Probing the Structure and Mechanics of Intertwined Homo-and Hetero-Supramolecular Gel Noodles

Abstract

Shaping supramolecular hydrogels formed using low molecular weight gelators (LMWGs) into architecturally complex and multifunctional materials is a significant challenge. Here, we introduce a strategy to mechanically twist multiple 1D supramolecular gel filaments (gel noodles) into robust, multifunctional, and stimuli-responsive structures. Twisting introduced mechanical interlocking, which in two identical filaments yielded marginal improvement in tensile performance, while compositionally distinct gel noodles exhibited up to ~25% increase in strength due to effective load redistribution and frictional contact.

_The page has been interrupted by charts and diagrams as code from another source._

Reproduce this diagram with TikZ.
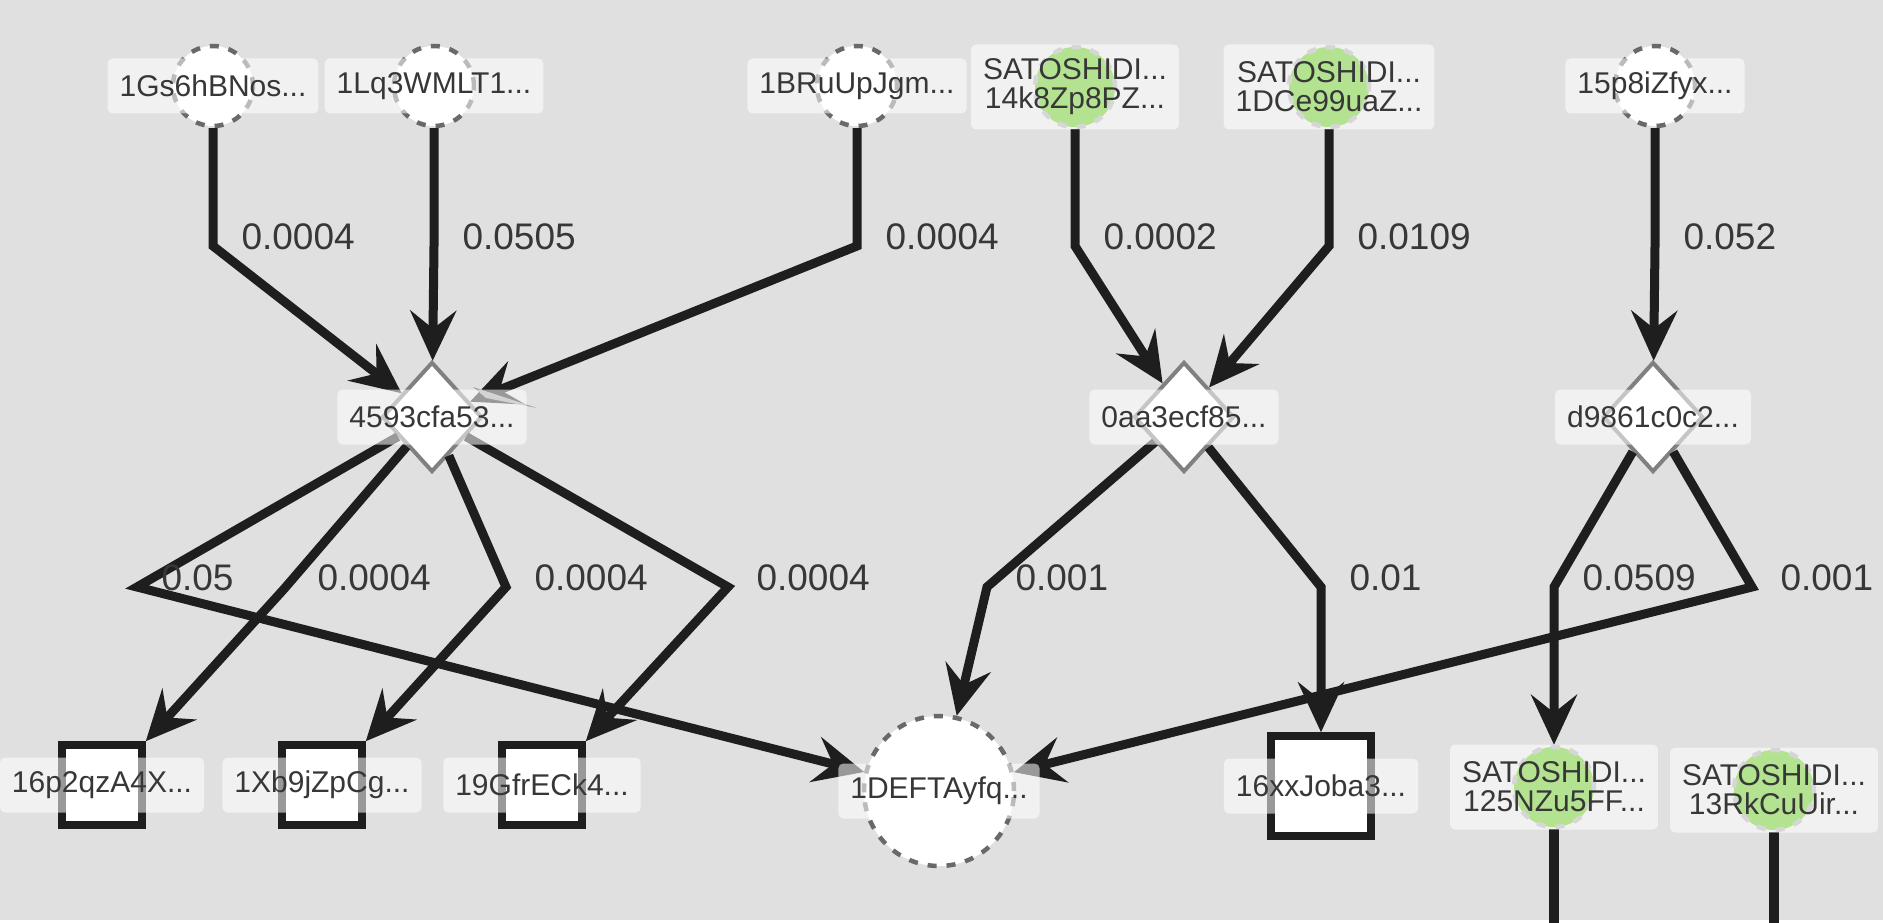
\documentclass[tikz,border=0pt]{standalone}
\usepackage{fontspec}
\setmainfont{Liberation Sans}
\usetikzlibrary{arrows.meta,shapes.geometric}
\definecolor{bg}{RGB}{224,224,224}
\definecolor{ink}{RGB}{30,30,30}
\definecolor{txt}{RGB}{55,55,55}
\definecolor{satgreen}{RGB}{88,192,10}
\definecolor{rimgray}{RGB}{105,105,105}
\definecolor{diagray}{RGB}{128,128,128}
\begin{document}
\begin{tikzpicture}[x=1pt,y=-1pt,
  addr/.style={circle, minimum size=80pt, inner sep=0pt, fill=white, draw=rimgray, line width=4.5pt, dash pattern=on 9pt off 10pt},
  sat/.style={addr, fill=satgreen, draw=rimgray!60},
  txn/.style={diamond, minimum width=100pt, minimum height=110pt, inner sep=0pt, fill=white, draw=diagray, line width=4pt},
  outbox/.style={rectangle, minimum size=80pt, inner sep=0pt, fill=white, draw=ink, line width=7.5pt},
  tag/.style={rectangle, rounded corners=5pt, fill=white, fill opacity=0.55, text opacity=1, text=txt, font=\fontsize{30}{29}\selectfont, inner xsep=12pt, inner ysep=13pt, minimum height=55pt, align=center},
  tagtwo/.style={tag, minimum height=85pt},
  amt/.style={anchor=west, text=txt, font=\fontsize{37}{37}\selectfont, inner sep=0pt, xshift=24pt, yshift=9pt},
  flow/.style={draw=ink, line width=9pt, -{Stealth[length=50pt,width=46pt,inset=18pt]}},
  trunk/.style={draw=ink, line width=10pt},
]
\useasboundingbox (0,0) rectangle (1883,923);
\fill[bg] (0,0) rectangle (1883,923);
\fill[white] (0,920) rectangle (1883,923);

% shapes
\node[addr] (a1) at (213,86) {};
\node[addr] (a2) at (434,86) {};
\node[addr] (a3) at (857,86) {};
\node[sat]  (a4) at (1075,87) {};
\node[sat]  (a5) at (1329,87) {};
\node[addr] (a6) at (1655,86) {};
\node[txn] (d1) at (432,417) {};
\node[txn] (d2) at (1184,417) {};
\node[txn] (d3) at (1653,417) {};
\node[outbox] (b1) at (102,785) {};
\node[outbox] (b2) at (322,785) {};
\node[outbox] (b3) at (542,785) {};
\node[addr, minimum size=150pt] (c) at (939,791) {};
\node[outbox, minimum size=100pt] (e) at (1321,786) {};
\node[sat] (f) at (1554,787) {};
\node[sat] (g) at (1774,790) {};

% bend points
\coordinate (k1) at (213,246);
\coordinate (k2) at (434,246);
\coordinate (k3) at (857,246);
\coordinate (k4) at (1075,246);
\coordinate (k5) at (1329,246);
\coordinate (k6) at (1655,246);
\coordinate (k7) at (137,587);
\coordinate (k8) at (284,589);
\coordinate (k9) at (506,587);
\coordinate (k10) at (728,587);
\coordinate (k11) at (987,587);
\coordinate (k12) at (1321,587);
\coordinate (k13) at (1554,587);
\coordinate (k14) at (1752,587);
\coordinate (fend) at (1554,923);
\coordinate (gend) at (1774,923);

% connectors
\draw[flow] (a1) -- (k1) node[amt]{0.0004} -- (d1);
\draw[flow] (a2) -- (k2) node[amt]{0.0505} -- (d1);
\draw[flow] (a3) -- (k3) node[amt]{0.0004} -- (d1);
\draw[flow] (a4) -- (k4) node[amt]{0.0002} -- (d2);
\draw[flow] (a5) -- (k5) node[amt]{0.0109} -- (d2);
\draw[flow] (a6) -- (k6) node[amt]{0.052} -- (d3);
\draw[flow] (d1) -- (k7) node[amt, xshift=-4pt]{0.05} -- (c);
\draw[flow] (d1) -- (k8) node[amt, xshift=5pt, yshift=2pt]{0.0004} -- (b1.north east);
\draw[flow] (d1) -- (k9) node[amt]{0.0004} -- (b2.north east);
\draw[flow] (d1) -- (k10) node[amt]{0.0004} -- (b3.north east);
\draw[flow] (d2) -- (k11) node[amt]{0.001} -- (c);
\draw[flow] (d2) -- (k12) node[amt]{0.01} -- (e);
\draw[flow] (d3) -- (k13) node[amt]{0.0509} -- (f);
\draw[flow] (d3) -- (k14) node[amt]{0.001} -- (c);
\draw[trunk] (f) -- (fend);
\draw[trunk] (g) -- (gend);
\fill[gray!75] (473,387) -- (537,408) -- (486,398) -- cycle;

% labels
\node[tag] (ta1) at (a1) {1Gs6hBNos...};
\node[tag] (ta2) at (a2) {1Lq3WMLT1...};
\node[tag] (ta3) at (a3) {1BRuUpJgm...};
\node[tagtwo] (ta4) at (a4) {SATOSHIDI...\\14k8Zp8PZ...};
\node[tagtwo] (ta5) at (a5) {SATOSHIDI...\\1DCe99uaZ...};
\node[tag] (ta6) at (a6) {15p8iZfyx...};
\node[tag] (td1) at (d1) {4593cfa53...};
\node[tag] (td2) at (d2) {0aa3ecf85...};
\node[tag] (td3) at (d3) {d9861c0c2...};
\node[tag] (tb1) at (b1) {16p2qzA4X...};
\node[tag] (tb2) at (b2) {1Xb9jZpCg...};
\node[tag] (tb3) at (b3) {19GfrECk4...};
\node[tag] (tc) at (c) {1DEFTAyfq...};
\node[tag] (te) at (e) {16xxJoba3...};
\node[tagtwo] (tf) at (f) {SATOSHIDI...\\125NZu5FF...};
\node[tagtwo] (tg) at (g) {SATOSHIDI...\\13RkCuUir...};
\end{tikzpicture}
\end{document}
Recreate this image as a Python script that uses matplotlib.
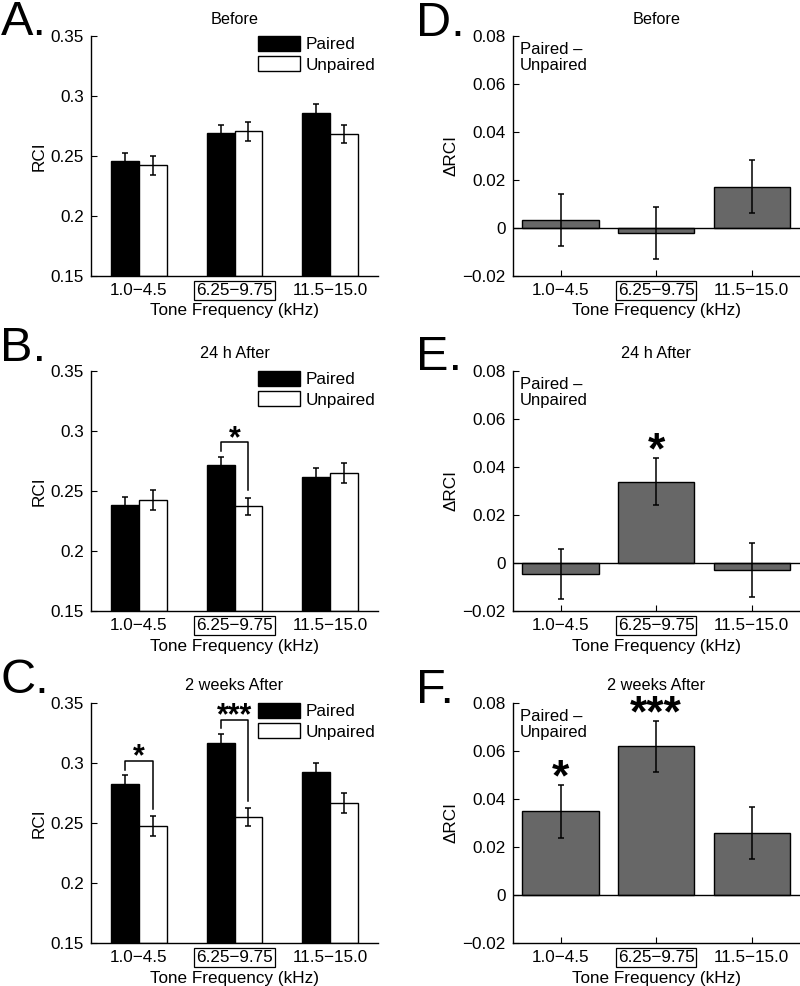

However, twisting three or more filaments reduced mechanical strength, likely due to high internal strain and the formation of misaligned bundles-an effect consistent with stochastic failure propagation in twisted fibre assemblies. These results highlight the dual nature of intertwining multiple noodles: it can reinforce or compromise mechanical robustness depending on geometry and filament interactions. Despite this, twisting chemically distinct noodles enabled the formation of robust structures with spatially separated functionalities, such as photoresponsiveness, while maintaining structural integrity. This modular strategy offers a tunable platform for engineering hierarchical materials suited for soft robotics, adaptive scaffolds, and responsive delivery systems.